**Record extracts**
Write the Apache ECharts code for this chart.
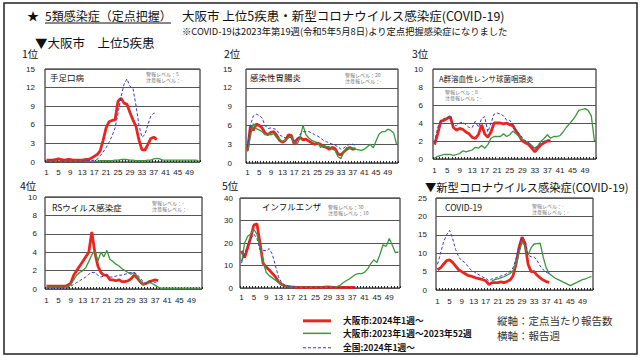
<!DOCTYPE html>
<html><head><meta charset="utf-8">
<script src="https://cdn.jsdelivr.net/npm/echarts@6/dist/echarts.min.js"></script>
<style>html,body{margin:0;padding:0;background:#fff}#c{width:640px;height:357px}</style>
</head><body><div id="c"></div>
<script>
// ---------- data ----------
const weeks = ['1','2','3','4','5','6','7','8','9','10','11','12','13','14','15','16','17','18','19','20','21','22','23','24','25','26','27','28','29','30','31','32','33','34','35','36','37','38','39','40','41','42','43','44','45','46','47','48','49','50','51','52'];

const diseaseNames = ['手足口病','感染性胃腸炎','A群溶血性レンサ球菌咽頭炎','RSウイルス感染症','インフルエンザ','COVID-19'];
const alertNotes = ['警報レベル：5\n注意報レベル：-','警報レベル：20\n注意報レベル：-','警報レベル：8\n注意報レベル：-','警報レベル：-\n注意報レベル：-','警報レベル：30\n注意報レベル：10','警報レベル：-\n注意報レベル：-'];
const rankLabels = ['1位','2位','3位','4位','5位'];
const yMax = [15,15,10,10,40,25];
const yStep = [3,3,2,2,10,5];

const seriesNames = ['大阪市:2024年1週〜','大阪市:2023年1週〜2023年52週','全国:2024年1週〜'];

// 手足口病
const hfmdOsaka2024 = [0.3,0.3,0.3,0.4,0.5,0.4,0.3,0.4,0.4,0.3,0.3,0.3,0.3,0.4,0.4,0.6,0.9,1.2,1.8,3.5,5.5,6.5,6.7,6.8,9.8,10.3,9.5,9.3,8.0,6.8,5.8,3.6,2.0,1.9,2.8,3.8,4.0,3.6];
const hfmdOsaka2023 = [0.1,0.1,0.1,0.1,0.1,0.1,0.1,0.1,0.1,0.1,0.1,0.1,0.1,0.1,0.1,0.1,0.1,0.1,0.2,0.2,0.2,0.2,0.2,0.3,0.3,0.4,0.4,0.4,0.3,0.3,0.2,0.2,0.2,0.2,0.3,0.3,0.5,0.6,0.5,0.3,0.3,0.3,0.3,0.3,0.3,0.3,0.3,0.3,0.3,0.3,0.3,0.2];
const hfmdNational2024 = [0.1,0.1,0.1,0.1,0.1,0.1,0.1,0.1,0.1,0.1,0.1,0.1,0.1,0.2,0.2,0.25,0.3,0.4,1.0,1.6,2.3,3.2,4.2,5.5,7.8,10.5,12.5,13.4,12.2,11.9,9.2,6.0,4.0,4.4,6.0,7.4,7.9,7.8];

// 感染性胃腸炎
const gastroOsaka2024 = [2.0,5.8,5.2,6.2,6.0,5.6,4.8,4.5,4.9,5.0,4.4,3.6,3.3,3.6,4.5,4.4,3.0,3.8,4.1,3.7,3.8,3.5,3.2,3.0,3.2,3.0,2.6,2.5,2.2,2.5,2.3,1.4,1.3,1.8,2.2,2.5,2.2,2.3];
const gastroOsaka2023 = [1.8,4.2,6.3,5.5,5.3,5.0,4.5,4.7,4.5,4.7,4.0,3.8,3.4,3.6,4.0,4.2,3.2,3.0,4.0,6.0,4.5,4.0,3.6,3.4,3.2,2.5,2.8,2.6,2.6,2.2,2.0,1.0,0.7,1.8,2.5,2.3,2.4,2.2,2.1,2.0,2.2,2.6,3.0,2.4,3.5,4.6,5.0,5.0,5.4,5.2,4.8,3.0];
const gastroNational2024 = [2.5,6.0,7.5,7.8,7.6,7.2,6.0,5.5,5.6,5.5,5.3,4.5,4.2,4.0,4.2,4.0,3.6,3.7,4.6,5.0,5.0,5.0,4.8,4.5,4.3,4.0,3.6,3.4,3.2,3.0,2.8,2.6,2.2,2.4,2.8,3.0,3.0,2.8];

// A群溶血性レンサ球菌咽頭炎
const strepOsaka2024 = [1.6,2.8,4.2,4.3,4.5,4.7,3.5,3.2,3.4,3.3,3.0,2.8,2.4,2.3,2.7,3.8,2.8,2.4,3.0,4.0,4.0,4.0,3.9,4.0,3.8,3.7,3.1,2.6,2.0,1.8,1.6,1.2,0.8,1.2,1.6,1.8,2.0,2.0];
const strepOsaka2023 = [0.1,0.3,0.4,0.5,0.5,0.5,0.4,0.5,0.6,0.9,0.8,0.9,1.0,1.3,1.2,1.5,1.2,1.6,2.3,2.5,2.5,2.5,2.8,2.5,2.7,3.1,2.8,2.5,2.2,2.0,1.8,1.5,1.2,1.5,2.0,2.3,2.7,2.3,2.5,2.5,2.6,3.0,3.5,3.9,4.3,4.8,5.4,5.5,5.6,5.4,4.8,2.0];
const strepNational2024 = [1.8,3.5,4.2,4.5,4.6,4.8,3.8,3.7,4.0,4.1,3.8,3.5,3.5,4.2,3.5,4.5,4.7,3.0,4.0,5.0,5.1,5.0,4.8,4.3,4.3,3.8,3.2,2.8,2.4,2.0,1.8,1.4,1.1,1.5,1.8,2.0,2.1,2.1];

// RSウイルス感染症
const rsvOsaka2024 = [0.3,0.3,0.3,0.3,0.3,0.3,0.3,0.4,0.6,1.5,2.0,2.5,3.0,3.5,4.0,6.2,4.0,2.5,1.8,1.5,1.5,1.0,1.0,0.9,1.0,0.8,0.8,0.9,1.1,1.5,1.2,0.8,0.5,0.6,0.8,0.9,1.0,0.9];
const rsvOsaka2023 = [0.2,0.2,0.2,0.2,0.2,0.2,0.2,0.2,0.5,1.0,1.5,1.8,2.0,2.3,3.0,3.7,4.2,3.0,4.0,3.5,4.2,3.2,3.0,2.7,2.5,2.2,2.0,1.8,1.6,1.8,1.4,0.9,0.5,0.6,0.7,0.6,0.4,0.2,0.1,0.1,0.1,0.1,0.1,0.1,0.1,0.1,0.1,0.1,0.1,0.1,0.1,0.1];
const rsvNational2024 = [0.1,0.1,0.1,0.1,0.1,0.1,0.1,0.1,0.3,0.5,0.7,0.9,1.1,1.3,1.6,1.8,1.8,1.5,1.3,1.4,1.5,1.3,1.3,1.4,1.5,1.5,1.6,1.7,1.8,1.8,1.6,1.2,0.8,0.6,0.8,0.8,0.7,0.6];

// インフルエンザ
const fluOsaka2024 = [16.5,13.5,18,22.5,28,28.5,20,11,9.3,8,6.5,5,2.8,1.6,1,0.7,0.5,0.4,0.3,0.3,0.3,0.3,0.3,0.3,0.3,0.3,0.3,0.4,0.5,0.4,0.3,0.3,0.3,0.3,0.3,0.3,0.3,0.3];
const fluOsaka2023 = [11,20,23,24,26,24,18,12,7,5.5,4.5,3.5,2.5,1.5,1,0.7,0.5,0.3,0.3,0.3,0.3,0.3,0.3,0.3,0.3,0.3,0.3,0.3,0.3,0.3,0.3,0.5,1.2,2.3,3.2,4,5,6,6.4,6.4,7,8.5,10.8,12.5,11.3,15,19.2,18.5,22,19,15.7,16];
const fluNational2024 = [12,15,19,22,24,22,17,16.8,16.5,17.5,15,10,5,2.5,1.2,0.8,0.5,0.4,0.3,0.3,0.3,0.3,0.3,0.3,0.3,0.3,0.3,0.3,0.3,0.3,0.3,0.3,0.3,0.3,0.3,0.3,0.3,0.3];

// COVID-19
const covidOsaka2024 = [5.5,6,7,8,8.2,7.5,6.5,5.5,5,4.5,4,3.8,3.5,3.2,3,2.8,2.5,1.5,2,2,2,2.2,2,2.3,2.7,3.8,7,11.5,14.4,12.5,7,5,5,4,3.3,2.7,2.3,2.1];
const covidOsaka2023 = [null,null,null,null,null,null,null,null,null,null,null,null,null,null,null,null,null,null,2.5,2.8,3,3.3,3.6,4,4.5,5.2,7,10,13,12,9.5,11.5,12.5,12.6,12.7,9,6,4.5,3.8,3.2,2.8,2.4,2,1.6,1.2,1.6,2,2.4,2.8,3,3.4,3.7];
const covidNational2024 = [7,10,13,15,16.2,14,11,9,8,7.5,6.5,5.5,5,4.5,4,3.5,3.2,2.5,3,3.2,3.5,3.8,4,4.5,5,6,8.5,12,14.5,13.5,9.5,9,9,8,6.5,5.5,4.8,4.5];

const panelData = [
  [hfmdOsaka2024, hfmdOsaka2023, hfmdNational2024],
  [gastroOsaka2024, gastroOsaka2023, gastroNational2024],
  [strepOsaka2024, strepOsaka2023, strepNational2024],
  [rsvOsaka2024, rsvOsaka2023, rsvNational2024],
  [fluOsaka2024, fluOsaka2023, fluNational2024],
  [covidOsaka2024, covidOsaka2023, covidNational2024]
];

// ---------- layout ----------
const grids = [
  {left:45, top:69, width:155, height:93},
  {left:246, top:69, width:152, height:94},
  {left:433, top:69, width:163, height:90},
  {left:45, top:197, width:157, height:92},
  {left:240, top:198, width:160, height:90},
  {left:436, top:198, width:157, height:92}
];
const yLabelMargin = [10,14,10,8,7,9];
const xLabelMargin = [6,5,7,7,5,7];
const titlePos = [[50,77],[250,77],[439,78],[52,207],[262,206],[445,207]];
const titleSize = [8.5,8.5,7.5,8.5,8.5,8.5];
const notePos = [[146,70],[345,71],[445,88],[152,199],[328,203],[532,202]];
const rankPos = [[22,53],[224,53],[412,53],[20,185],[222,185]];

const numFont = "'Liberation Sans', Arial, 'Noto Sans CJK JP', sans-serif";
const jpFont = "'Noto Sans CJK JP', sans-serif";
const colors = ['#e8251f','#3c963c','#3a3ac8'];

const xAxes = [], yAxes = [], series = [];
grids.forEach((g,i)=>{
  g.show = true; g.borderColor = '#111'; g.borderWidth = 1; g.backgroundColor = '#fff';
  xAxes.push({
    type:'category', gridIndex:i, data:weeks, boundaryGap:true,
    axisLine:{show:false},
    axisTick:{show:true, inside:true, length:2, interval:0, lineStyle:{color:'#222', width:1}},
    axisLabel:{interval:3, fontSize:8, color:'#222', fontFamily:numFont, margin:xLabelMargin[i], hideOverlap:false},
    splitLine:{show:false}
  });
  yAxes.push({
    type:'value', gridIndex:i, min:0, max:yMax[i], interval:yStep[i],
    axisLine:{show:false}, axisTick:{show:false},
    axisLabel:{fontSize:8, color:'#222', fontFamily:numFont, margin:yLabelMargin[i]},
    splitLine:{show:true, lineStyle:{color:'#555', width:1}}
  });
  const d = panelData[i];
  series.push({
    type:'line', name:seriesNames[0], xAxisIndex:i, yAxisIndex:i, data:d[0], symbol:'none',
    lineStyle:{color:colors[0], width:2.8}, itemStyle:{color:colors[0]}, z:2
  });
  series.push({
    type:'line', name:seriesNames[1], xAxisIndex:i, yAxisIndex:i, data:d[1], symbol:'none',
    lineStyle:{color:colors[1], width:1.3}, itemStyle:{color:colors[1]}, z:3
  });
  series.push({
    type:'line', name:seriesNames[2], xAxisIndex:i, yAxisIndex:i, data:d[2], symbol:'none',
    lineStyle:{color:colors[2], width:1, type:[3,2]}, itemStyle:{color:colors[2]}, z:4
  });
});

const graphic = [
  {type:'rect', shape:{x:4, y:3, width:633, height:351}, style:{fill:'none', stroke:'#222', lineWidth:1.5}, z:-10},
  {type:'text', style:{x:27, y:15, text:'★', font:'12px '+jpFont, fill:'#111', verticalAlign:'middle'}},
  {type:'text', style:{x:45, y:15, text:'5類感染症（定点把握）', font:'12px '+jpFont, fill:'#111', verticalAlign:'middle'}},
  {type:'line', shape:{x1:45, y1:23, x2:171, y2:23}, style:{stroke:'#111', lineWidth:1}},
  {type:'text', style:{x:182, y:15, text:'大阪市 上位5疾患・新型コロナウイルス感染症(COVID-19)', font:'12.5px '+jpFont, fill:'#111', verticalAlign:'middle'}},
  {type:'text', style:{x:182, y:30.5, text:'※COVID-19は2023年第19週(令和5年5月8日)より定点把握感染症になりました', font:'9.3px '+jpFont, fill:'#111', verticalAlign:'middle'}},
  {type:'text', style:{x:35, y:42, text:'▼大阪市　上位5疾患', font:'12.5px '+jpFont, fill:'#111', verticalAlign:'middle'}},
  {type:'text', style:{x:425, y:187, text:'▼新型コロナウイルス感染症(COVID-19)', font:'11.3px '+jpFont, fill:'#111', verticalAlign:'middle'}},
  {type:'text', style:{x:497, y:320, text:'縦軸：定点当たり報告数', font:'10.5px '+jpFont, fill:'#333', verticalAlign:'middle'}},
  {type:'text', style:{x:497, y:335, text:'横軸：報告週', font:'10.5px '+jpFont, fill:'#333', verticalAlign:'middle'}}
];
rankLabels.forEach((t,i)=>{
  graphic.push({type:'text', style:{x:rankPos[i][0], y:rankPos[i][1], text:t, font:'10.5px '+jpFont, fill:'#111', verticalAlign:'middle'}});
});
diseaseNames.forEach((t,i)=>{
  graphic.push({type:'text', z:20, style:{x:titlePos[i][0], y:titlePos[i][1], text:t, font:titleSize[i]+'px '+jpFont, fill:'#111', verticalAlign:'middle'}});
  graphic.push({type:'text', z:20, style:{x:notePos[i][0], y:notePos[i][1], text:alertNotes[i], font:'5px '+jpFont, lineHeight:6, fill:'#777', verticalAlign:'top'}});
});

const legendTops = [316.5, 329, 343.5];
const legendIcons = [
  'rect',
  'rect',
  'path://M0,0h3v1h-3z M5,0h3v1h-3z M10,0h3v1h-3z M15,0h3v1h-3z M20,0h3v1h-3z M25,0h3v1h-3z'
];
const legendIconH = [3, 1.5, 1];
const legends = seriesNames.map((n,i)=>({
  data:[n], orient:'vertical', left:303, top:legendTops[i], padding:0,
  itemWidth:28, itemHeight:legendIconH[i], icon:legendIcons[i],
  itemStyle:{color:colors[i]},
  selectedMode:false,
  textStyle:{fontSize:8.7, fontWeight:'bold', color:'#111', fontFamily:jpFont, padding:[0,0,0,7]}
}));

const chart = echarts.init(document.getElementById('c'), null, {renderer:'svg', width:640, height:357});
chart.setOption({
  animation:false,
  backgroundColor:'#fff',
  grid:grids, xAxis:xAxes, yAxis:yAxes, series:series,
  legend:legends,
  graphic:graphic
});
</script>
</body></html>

* * *

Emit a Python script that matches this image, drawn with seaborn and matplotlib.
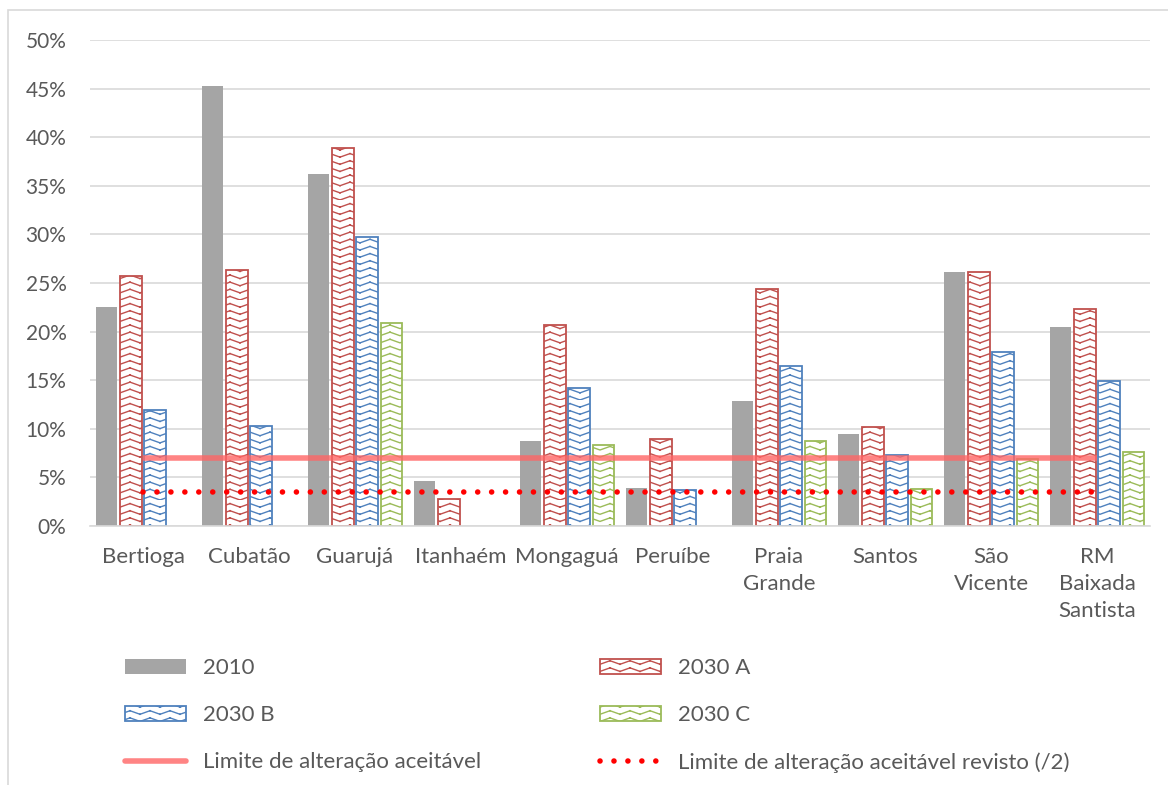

**Your objective**
Scan the listing above. Collect all lines with the word "this".

**Exercise result**
Write the Apache ECharts code for this chart.
Emit a Python script that matches this image, drawn with seaborn and matplotlib.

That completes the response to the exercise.